How Electronic Scanner Boxes Work
That wireless capability is where the thieves and their scanner boxes come in. These scanner boxes essentially hang out near the target victim vehicle and try fob combination numbers until one finally works.
This is called “brute force” attack, and it’s similar to how bots can “break in” to a password-protected website. They just keep hammering away until something works.
The scanners try different radio frequency codes until they get a match, then they are inside the car. That’s how many break-ins, in the beginning, puzzled law enforcement officials: there was no broken glass and no alarms were triggered.

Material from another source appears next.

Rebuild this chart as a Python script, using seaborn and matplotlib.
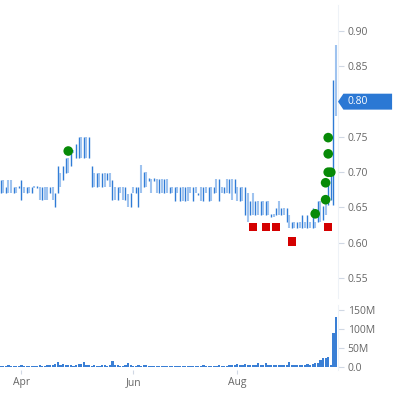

The devices look like little black boxes, small enough to carry around in a backpack. A would-be thief will need to hold up the device near the vehicle while it tries its combinations, so anyone lurking near your car should be treated with some suspicion.
These are Break-Ins, Not Vehicle Thefts
The scanner boxes allow thieves to gain access to the vehicles, but not to drive away with them. That means, anything left in a vehicle may be stolen. In 2013, it’s estimated that more than a billion dollars’ worth of items were stolen from parked cars (this is in the United States).
Meanwhile, car thefts are down in that country, at their lowest since 1967 as of 2014, the last year for which there were stats for this kind of thing. That’s because although keyless entry fobs with the computer chips may be “impersonated” by the scanner boxes, they do actually protect very well from car thieves.
However, experts agree that even the keyless ignition may soon be susceptible to hackers who could mimic a vehicle owner’s key fob and drive away with the vehicle.
What Can You Do?
To deter break-ins, vehicle owners should use common sense. Enticing thieves isn’t smart, and it’s easy to take precautions that can make a would-be thief move on to someone else’s car:
- Don’t leave your possessions laying about your car when it’s parked.
- That goes double for electronics like your laptop, GPS navigation system, or smartphone. Don’t even leave the cords laying about, since these indicate presence of such electronics.
- Keep your valuables in the boot, out of sight.
- Park in smart places: well-lit, trafficked, and safe.
- Roll up the windows, locks the car doors, and close your sunroof at all times, even if you are just parking for a few minutes to run an errand.